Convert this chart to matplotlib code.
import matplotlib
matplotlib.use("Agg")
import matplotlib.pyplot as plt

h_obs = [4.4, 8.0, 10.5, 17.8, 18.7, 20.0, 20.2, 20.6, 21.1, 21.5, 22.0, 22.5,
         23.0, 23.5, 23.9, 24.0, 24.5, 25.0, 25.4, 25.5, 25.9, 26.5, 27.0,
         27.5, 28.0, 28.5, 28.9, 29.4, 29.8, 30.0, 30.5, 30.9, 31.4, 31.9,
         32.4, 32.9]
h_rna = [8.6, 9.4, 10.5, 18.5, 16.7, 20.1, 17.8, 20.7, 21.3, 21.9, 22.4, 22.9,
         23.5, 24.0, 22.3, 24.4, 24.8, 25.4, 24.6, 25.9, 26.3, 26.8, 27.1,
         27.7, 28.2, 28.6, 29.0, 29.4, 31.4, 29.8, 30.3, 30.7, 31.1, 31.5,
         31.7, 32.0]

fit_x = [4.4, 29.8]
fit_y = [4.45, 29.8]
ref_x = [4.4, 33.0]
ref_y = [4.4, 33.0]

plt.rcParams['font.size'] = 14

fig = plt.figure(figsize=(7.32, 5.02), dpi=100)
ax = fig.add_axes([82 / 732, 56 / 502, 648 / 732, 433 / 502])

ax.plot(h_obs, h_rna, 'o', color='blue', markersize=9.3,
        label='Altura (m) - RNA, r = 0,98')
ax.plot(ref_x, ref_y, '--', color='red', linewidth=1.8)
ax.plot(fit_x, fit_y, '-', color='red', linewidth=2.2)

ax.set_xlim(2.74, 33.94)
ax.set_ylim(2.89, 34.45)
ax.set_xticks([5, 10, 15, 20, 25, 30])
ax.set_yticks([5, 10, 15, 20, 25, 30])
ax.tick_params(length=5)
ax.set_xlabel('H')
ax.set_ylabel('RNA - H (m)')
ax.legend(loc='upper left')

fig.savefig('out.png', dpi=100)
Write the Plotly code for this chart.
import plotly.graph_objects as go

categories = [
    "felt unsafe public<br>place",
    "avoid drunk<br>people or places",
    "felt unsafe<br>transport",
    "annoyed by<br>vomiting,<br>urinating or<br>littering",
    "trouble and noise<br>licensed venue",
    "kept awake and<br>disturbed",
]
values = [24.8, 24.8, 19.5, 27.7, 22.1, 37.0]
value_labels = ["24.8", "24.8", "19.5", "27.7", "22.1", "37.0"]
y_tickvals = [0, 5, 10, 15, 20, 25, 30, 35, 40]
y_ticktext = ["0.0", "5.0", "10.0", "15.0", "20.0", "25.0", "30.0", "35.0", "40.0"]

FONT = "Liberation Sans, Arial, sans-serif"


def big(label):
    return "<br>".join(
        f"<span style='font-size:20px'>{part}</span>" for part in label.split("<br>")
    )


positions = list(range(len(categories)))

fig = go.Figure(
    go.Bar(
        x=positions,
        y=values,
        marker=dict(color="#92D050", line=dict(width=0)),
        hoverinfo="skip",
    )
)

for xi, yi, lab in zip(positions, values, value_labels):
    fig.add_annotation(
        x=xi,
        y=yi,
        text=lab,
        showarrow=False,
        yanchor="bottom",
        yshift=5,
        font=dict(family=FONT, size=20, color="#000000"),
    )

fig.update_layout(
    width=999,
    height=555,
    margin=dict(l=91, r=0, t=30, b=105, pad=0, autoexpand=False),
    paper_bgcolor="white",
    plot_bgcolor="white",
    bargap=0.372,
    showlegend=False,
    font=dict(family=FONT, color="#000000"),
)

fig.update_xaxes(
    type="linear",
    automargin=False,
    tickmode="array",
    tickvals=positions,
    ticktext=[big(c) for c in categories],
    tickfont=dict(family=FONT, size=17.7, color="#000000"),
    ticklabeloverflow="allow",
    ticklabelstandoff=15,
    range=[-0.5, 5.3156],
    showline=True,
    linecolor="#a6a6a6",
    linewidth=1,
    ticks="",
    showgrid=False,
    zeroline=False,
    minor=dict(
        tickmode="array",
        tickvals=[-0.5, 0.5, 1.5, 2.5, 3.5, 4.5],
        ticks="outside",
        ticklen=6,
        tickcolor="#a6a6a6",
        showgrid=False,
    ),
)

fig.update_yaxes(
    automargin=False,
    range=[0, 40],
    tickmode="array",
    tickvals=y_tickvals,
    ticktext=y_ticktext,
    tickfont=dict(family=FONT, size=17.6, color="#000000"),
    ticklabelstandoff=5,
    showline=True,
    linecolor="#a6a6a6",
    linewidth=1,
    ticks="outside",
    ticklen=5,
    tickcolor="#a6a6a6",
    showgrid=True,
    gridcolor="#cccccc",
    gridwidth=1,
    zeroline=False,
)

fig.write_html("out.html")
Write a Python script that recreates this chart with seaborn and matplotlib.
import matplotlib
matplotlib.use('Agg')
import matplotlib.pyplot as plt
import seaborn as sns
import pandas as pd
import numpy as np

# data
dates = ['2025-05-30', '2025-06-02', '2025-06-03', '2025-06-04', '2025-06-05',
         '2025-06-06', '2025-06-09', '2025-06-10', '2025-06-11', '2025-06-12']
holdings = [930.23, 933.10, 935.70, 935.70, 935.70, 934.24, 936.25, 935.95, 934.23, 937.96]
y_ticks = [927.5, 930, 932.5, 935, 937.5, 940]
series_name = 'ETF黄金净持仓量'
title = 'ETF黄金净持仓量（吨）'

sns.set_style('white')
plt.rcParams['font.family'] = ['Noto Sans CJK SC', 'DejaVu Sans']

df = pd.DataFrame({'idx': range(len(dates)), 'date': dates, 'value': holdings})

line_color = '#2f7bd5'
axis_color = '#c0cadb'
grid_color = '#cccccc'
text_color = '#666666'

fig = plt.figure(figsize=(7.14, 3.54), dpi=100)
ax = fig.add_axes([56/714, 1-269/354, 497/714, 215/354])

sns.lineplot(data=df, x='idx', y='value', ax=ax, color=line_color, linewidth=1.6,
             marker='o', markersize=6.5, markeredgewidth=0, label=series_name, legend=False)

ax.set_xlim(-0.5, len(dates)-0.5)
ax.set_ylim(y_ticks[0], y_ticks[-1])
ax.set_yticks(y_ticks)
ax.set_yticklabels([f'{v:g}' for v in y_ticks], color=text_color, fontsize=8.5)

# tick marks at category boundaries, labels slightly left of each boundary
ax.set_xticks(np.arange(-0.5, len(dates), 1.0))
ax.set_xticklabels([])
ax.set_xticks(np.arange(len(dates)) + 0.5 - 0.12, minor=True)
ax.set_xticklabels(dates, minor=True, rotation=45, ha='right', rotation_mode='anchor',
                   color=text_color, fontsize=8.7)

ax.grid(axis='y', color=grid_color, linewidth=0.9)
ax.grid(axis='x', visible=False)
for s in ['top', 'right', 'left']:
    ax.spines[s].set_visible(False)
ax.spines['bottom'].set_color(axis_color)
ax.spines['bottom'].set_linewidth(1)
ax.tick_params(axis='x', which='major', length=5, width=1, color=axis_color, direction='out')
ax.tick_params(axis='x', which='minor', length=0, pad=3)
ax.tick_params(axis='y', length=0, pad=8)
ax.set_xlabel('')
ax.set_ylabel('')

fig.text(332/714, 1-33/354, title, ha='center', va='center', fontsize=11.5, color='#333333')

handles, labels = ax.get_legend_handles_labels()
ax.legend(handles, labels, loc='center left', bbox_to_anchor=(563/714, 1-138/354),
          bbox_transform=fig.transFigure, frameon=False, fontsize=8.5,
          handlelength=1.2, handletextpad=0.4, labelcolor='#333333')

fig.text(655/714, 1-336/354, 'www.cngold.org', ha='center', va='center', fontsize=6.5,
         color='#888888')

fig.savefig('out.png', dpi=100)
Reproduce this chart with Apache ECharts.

··········

(GOAL OF THE EXERCISE)
Copy out the full set of records precisely, leaving nothing out.

(FULL ANSWER)
Convert this chart to matplotlib code.
import matplotlib
matplotlib.use("Agg")
import matplotlib.pyplot as plt

h_obs = [4.4, 8.0, 10.5, 17.8, 18.7, 20.0, 20.2, 20.6, 21.1, 21.5, 22.0, 22.5,
         23.0, 23.5, 23.9, 24.0, 24.5, 25.0, 25.4, 25.5, 25.9, 26.5, 27.0,
         27.5, 28.0, 28.5, 28.9, 29.4, 29.8, 30.0, 30.5, 30.9, 31.4, 31.9,
         32.4, 32.9]
h_rna = [8.6, 9.4, 10.5, 18.5, 16.7, 20.1, 17.8, 20.7, 21.3, 21.9, 22.4, 22.9,
         23.5, 24.0, 22.3, 24.4, 24.8, 25.4, 24.6, 25.9, 26.3, 26.8, 27.1,
         27.7, 28.2, 28.6, 29.0, 29.4, 31.4, 29.8, 30.3, 30.7, 31.1, 31.5,
         31.7, 32.0]

fit_x = [4.4, 29.8]
fit_y = [4.45, 29.8]
ref_x = [4.4, 33.0]
ref_y = [4.4, 33.0]

plt.rcParams['font.size'] = 14

fig = plt.figure(figsize=(7.32, 5.02), dpi=100)
ax = fig.add_axes([82 / 732, 56 / 502, 648 / 732, 433 / 502])

ax.plot(h_obs, h_rna, 'o', color='blue', markersize=9.3,
        label='Altura (m) - RNA, r = 0,98')
ax.plot(ref_x, ref_y, '--', color='red', linewidth=1.8)
ax.plot(fit_x, fit_y, '-', color='red', linewidth=2.2)

ax.set_xlim(2.74, 33.94)
ax.set_ylim(2.89, 34.45)
ax.set_xticks([5, 10, 15, 20, 25, 30])
ax.set_yticks([5, 10, 15, 20, 25, 30])
ax.tick_params(length=5)
ax.set_xlabel('H')
ax.set_ylabel('RNA - H (m)')
ax.legend(loc='upper left')

fig.savefig('out.png', dpi=100)
Write the Plotly code for this chart.
import plotly.graph_objects as go

categories = [
    "felt unsafe public<br>place",
    "avoid drunk<br>people or places",
    "felt unsafe<br>transport",
    "annoyed by<br>vomiting,<br>urinating or<br>littering",
    "trouble and noise<br>licensed venue",
    "kept awake and<br>disturbed",
]
values = [24.8, 24.8, 19.5, 27.7, 22.1, 37.0]
value_labels = ["24.8", "24.8", "19.5", "27.7", "22.1", "37.0"]
y_tickvals = [0, 5, 10, 15, 20, 25, 30, 35, 40]
y_ticktext = ["0.0", "5.0", "10.0", "15.0", "20.0", "25.0", "30.0", "35.0", "40.0"]

FONT = "Liberation Sans, Arial, sans-serif"


def big(label):
    return "<br>".join(
        f"<span style='font-size:20px'>{part}</span>" for part in label.split("<br>")
    )


positions = list(range(len(categories)))

fig = go.Figure(
    go.Bar(
        x=positions,
        y=values,
        marker=dict(color="#92D050", line=dict(width=0)),
        hoverinfo="skip",
    )
)

for xi, yi, lab in zip(positions, values, value_labels):
    fig.add_annotation(
        x=xi,
        y=yi,
        text=lab,
        showarrow=False,
        yanchor="bottom",
        yshift=5,
        font=dict(family=FONT, size=20, color="#000000"),
    )

fig.update_layout(
    width=999,
    height=555,
    margin=dict(l=91, r=0, t=30, b=105, pad=0, autoexpand=False),
    paper_bgcolor="white",
    plot_bgcolor="white",
    bargap=0.372,
    showlegend=False,
    font=dict(family=FONT, color="#000000"),
)

fig.update_xaxes(
    type="linear",
    automargin=False,
    tickmode="array",
    tickvals=positions,
    ticktext=[big(c) for c in categories],
    tickfont=dict(family=FONT, size=17.7, color="#000000"),
    ticklabeloverflow="allow",
    ticklabelstandoff=15,
    range=[-0.5, 5.3156],
    showline=True,
    linecolor="#a6a6a6",
    linewidth=1,
    ticks="",
    showgrid=False,
    zeroline=False,
    minor=dict(
        tickmode="array",
        tickvals=[-0.5, 0.5, 1.5, 2.5, 3.5, 4.5],
        ticks="outside",
        ticklen=6,
        tickcolor="#a6a6a6",
        showgrid=False,
    ),
)

fig.update_yaxes(
    automargin=False,
    range=[0, 40],
    tickmode="array",
    tickvals=y_tickvals,
    ticktext=y_ticktext,
    tickfont=dict(family=FONT, size=17.6, color="#000000"),
    ticklabelstandoff=5,
    showline=True,
    linecolor="#a6a6a6",
    linewidth=1,
    ticks="outside",
    ticklen=5,
    tickcolor="#a6a6a6",
    showgrid=True,
    gridcolor="#cccccc",
    gridwidth=1,
    zeroline=False,
)

fig.write_html("out.html")
Write a Python script that recreates this chart with seaborn and matplotlib.
import matplotlib
matplotlib.use('Agg')
import matplotlib.pyplot as plt
import seaborn as sns
import pandas as pd
import numpy as np

# data
dates = ['2025-05-30', '2025-06-02', '2025-06-03', '2025-06-04', '2025-06-05',
         '2025-06-06', '2025-06-09', '2025-06-10', '2025-06-11', '2025-06-12']
holdings = [930.23, 933.10, 935.70, 935.70, 935.70, 934.24, 936.25, 935.95, 934.23, 937.96]
y_ticks = [927.5, 930, 932.5, 935, 937.5, 940]
series_name = 'ETF黄金净持仓量'
title = 'ETF黄金净持仓量（吨）'

sns.set_style('white')
plt.rcParams['font.family'] = ['Noto Sans CJK SC', 'DejaVu Sans']

df = pd.DataFrame({'idx': range(len(dates)), 'date': dates, 'value': holdings})

line_color = '#2f7bd5'
axis_color = '#c0cadb'
grid_color = '#cccccc'
text_color = '#666666'

fig = plt.figure(figsize=(7.14, 3.54), dpi=100)
ax = fig.add_axes([56/714, 1-269/354, 497/714, 215/354])

sns.lineplot(data=df, x='idx', y='value', ax=ax, color=line_color, linewidth=1.6,
             marker='o', markersize=6.5, markeredgewidth=0, label=series_name, legend=False)

ax.set_xlim(-0.5, len(dates)-0.5)
ax.set_ylim(y_ticks[0], y_ticks[-1])
ax.set_yticks(y_ticks)
ax.set_yticklabels([f'{v:g}' for v in y_ticks], color=text_color, fontsize=8.5)

# tick marks at category boundaries, labels slightly left of each boundary
ax.set_xticks(np.arange(-0.5, len(dates), 1.0))
ax.set_xticklabels([])
ax.set_xticks(np.arange(len(dates)) + 0.5 - 0.12, minor=True)
ax.set_xticklabels(dates, minor=True, rotation=45, ha='right', rotation_mode='anchor',
                   color=text_color, fontsize=8.7)

ax.grid(axis='y', color=grid_color, linewidth=0.9)
ax.grid(axis='x', visible=False)
for s in ['top', 'right', 'left']:
    ax.spines[s].set_visible(False)
ax.spines['bottom'].set_color(axis_color)
ax.spines['bottom'].set_linewidth(1)
ax.tick_params(axis='x', which='major', length=5, width=1, color=axis_color, direction='out')
ax.tick_params(axis='x', which='minor', length=0, pad=3)
ax.tick_params(axis='y', length=0, pad=8)
ax.set_xlabel('')
ax.set_ylabel('')

fig.text(332/714, 1-33/354, title, ha='center', va='center', fontsize=11.5, color='#333333')

handles, labels = ax.get_legend_handles_labels()
ax.legend(handles, labels, loc='center left', bbox_to_anchor=(563/714, 1-138/354),
          bbox_transform=fig.transFigure, frameon=False, fontsize=8.5,
          handlelength=1.2, handletextpad=0.4, labelcolor='#333333')

fig.text(655/714, 1-336/354, 'www.cngold.org', ha='center', va='center', fontsize=6.5,
         color='#888888')

fig.savefig('out.png', dpi=100)
Reproduce this chart with Apache ECharts.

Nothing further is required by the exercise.